Rotura en el motor Honda de Alonso

A Hunter-Reay le visitó el fantasma de Honda en forma de motor defectuoso: temblaban en el muro de McLaren. Petardazo y propulsor roto, cuando peleaba con Alonso y Rossi por la victoria. Se paró todo, como el repostaje del de Andretti: no le enganchó bien la manguera, calada en el motor, cayendo al 21º. Se relanzó, otra vez, la prueba, con Fernando perdido en el pelotón, décimo.

Fue una pelea en la nada, como con su McLaren de F1, sufriendo, a un lado y a otro. Serviá, más estratega, estaba en el octavo, por delante de él. La última parada dejaba a Fernando noveno, con 30 vueltas por delante, las últimas. Todo se iba a decidir en la pista. Y Alonso, en su aventura de la Indy, iba a necesitar sacar la magia que acostumbra en F1. Otro milagro. Otro imposible.

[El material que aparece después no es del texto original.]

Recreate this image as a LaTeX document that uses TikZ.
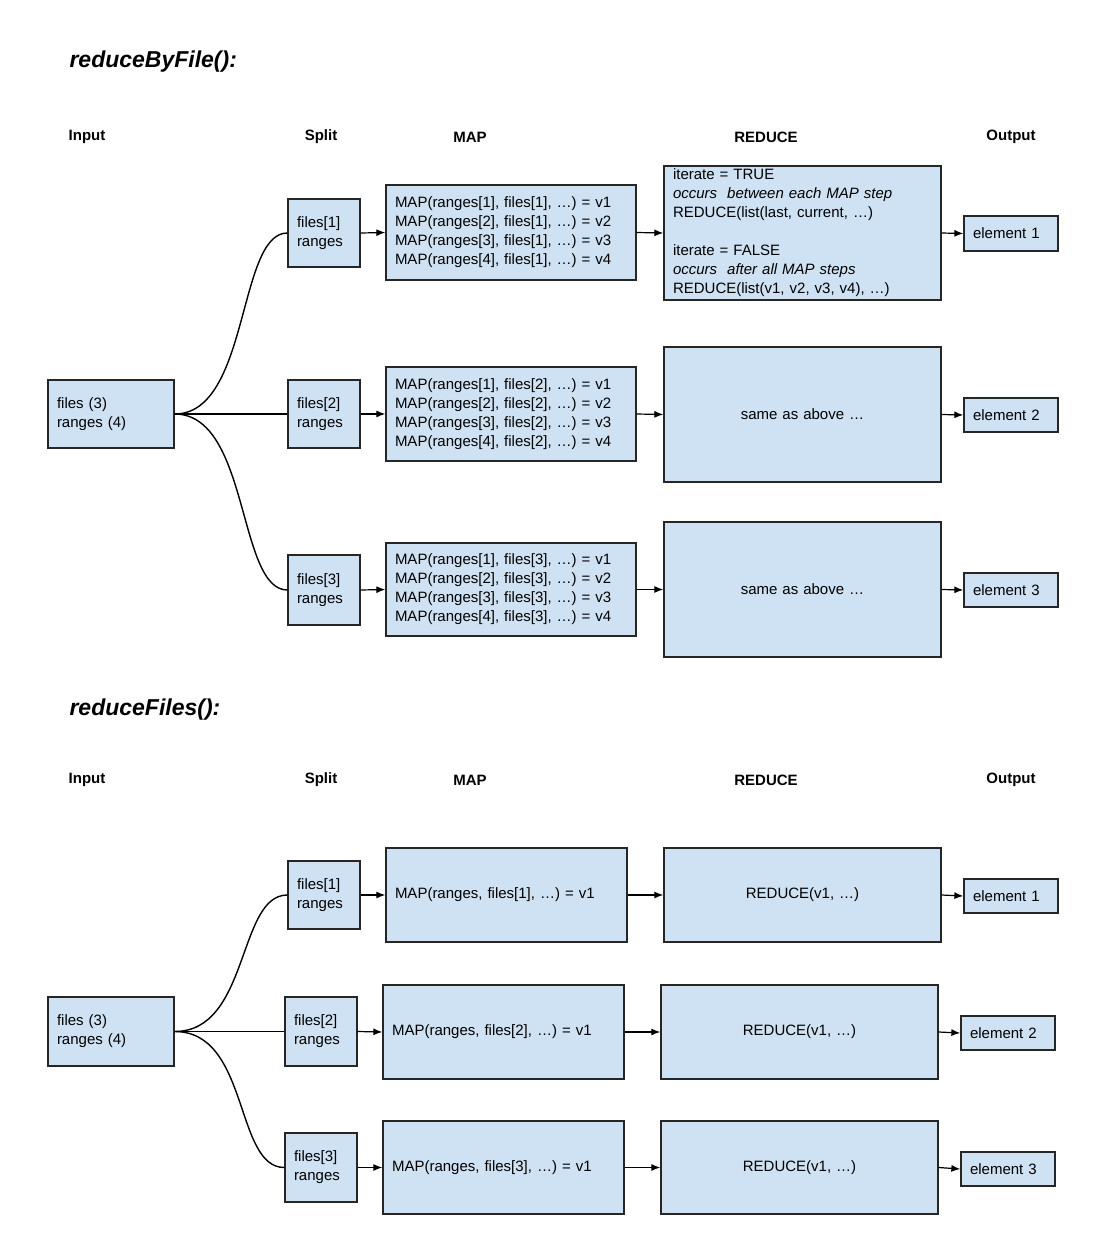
\documentclass[tikz,border=0pt]{standalone}
\usepackage{fontspec}
\setmainfont{Liberation Sans}
\usetikzlibrary{arrows.meta}
\definecolor{bfill}{HTML}{CFE2F3}
\tikzset{box/.style={draw=black!85,line width=1.3pt,fill=bfill,rectangle,inner xsep=9pt,inner ysep=0pt,font=\fontsize{15}{19}\selectfont},
 arr/.style={-{Latex[length=9pt,width=7pt]},line width=1.2pt},
 link/.style={line width=1.4pt},
 hdr/.style={font=\fontsize{15}{18}\selectfont\bfseries},
 ttl/.style={font=\fontsize{23}{26}\selectfont\bfseries\itshape,anchor=west}}
\newcommand\bx[7]{\pgfmathsetmacro\tw{#4-#2-18}\node[box,#6,minimum width={#4-#2},minimum height={#5-#3},text width=\tw pt] (#1) at ({(#2+#4)/2},{(#3+#5)/2}) {#7};}
\begin{document}
\begin{tikzpicture}[x=1pt,y=-1pt]
\useasboundingbox (0,0) rectangle (1105,1242);
% ---------- top
\node[ttl] (t1) at (66,62) {reduceByFile():};
\foreach \n/\x/\y/\t in {hi/87/137/Input,hs/321/137/Split,hm/470/137/MAP,hr/766/137/REDUCE,ho/1011/137/Output,
 bi/87/780/Input,bs/321/780/Split,bm/470/780/MAP,br/766/780/REDUCE,bo/1011/780/Output}
 \node[hdr] (\n) at (\x,\y) {\t};
\bx{ia}{48}{380}{174}{448}{align=left}{files (3)\\ranges (4)}
\bx{sa1}{288}{199}{360}{267}{align=left}{files[1]\\ranges}
\bx{sa2}{288}{380}{360}{448}{align=left}{files[2]\\ranges}
\bx{sa3}{288}{555}{360}{625}{align=left}{files[3]\\ranges}
\bx{ma1}{386}{185}{636}{280}{align=left}{MAP(ranges[1], files[1], \dots) = v1\\MAP(ranges[2], files[1], \dots) = v2\\MAP(ranges[3], files[1], \dots) = v3\\MAP(ranges[4], files[1], \dots) = v4}
\bx{ma2}{386}{367}{636}{461}{align=left}{MAP(ranges[1], files[2], \dots) = v1\\MAP(ranges[2], files[2], \dots) = v2\\MAP(ranges[3], files[2], \dots) = v3\\MAP(ranges[4], files[2], \dots) = v4}
\bx{ma3}{386}{543}{636}{636}{align=left}{MAP(ranges[1], files[3], \dots) = v1\\MAP(ranges[2], files[3], \dots) = v2\\MAP(ranges[3], files[3], \dots) = v3\\MAP(ranges[4], files[3], \dots) = v4}
\bx{ra1}{664}{166}{941}{300}{align=left}{iterate = TRUE\\\textit{occurs\ \ between each MAP step}\\REDUCE(list(last, current, \dots)\\[19pt]iterate = FALSE\\\textit{occurs\ \ after all MAP steps}\\REDUCE(list(v1, v2, v3, v4), \dots)}
\bx{ra2}{664}{347}{941}{482}{align=center}{same as above \dots}
\bx{ra3}{664}{522}{941}{657}{align=center}{same as above \dots}
\bx{oa1}{964}{216}{1058}{251}{align=left}{element 1}
\bx{oa2}{964}{398}{1058}{432}{align=left}{element 2}
\bx{oa3}{964}{573}{1058}{607}{align=left}{element 3}
% ---------- bottom
\node[ttl] (t2) at (66,710) {reduceFiles():};
\bx{ib}{48}{997}{174}{1066}{align=left}{files (3)\\ranges (4)}
\bx{sb1}{288}{861}{360}{929}{align=left}{files[1]\\ranges}
\bx{sb2}{285}{997}{357}{1066}{align=left}{files[2]\\ranges}
\bx{sb3}{285}{1133}{357}{1202}{align=left}{files[3]\\ranges}
\bx{mb1}{386}{848}{627}{942}{align=left}{MAP(ranges, files[1], \dots) = v1}
\bx{mb2}{383}{985}{624}{1079}{align=left}{MAP(ranges, files[2], \dots) = v1}
\bx{mb3}{383}{1121}{624}{1214}{align=left}{MAP(ranges, files[3], \dots) = v1}
\bx{rb1}{664}{848}{941}{942}{align=center}{REDUCE(v1, \dots)}
\bx{rb2}{661}{985}{938}{1079}{align=center}{REDUCE(v1, \dots)}
\bx{rb3}{661}{1121}{938}{1214}{align=center}{REDUCE(v1, \dots)}
\bx{ob1}{964}{879}{1058}{913}{align=left}{element 1}
\bx{ob2}{961}{1016}{1055}{1050}{align=left}{element 2}
\bx{ob3}{961}{1152}{1055}{1186}{align=left}{element 3}
% connectors
\foreach \p in {a,b}{
 \draw[link] (i\p.east) .. controls +(75,0) and +(-50,0) .. (s\p1.west);
 \draw[link] (i\p.east) -- (s\p2.west);
 \draw[link] (i\p.east) .. controls +(75,0) and +(-50,0) .. (s\p3.west);
 \foreach \k in {1,2,3}{
  \draw[arr] (s\p\k.east) -- (m\p\k.west);
  \draw[arr] (m\p\k.east) -- (r\p\k.west);
  \draw[arr] (r\p\k.east) -- (o\p\k.west);
 }}
\end{tikzpicture}
\end{document}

Y cuando faltaban 20 vueltas, peleando por todo, con todos, exprimiendo al máximo su Andretti anaranjado, su motor Honda volvió a sumergirse en su pesadilla de Fórmula 1. Se escuchó la rotura que tanto le amarga en las últimas temporadas, resquebrajando el rostro de todos aquellos que le siguen, incondicionales. Un final inmerecido, frío, trágico. Abandonó el circuito entre la ovación del público. Todos le seguían. Él no quería estar ni un minuto más allí.

La vida seguía en el óvalo, con Serviá dándose de codazos con todos, provocando un accidente múltiple, que ni la M30 en puente. Eran los coches locos compitiendo por la gloria: el himno español no iba a sonar en Indianápolis. Max Chilton era líder con Takuma Sato, un proyectil humano, buscándole el alerón trasero. Faltaban 11 vueltas… y le logró pasar, yéndose solo hacia delante. Nadie pudo le pudo superar. Primer japonés campeón de las 500 Millas de Indianápolis. Inteligente, carrerón, ambicioso. Con el motor Honda. En Andretti.

Así es la historia desdichada que acompaña a un talento, en su enésimo sueño roto. El eslogan nipón destrozado en su propio músculo, un motor, siempre el suyo, en bancarrota. Una pesadilla de seudónimo McLaren-Honda que, sea la competición que sea, lastra a Fernando Alonso, como un preso. La fiabilidad volvió a ser la misma que la del doctor Moriarty en Sherlock Holmes: siempre hay un engaño en forma de verdad.

Todo se fue apagando, creando un invierno, casi en pleno verano, para cualquier integrante que acompaña al asturiano. Fernando Alonso ya no estaba ahí, tal vez pensando en otro nuevo reto. Uno de los mejores pilotos de siempre vencido por su infortunio mecánico. Volverá, sí. Siempre vuelve, ascendiendo de las catacumbas que le esconden de la victoria. Con el temor, con dudas, con la esperanza de que, tal vez, en la Fórmula 1, o en dónde sea, lo mejor, todavía esté por llegar.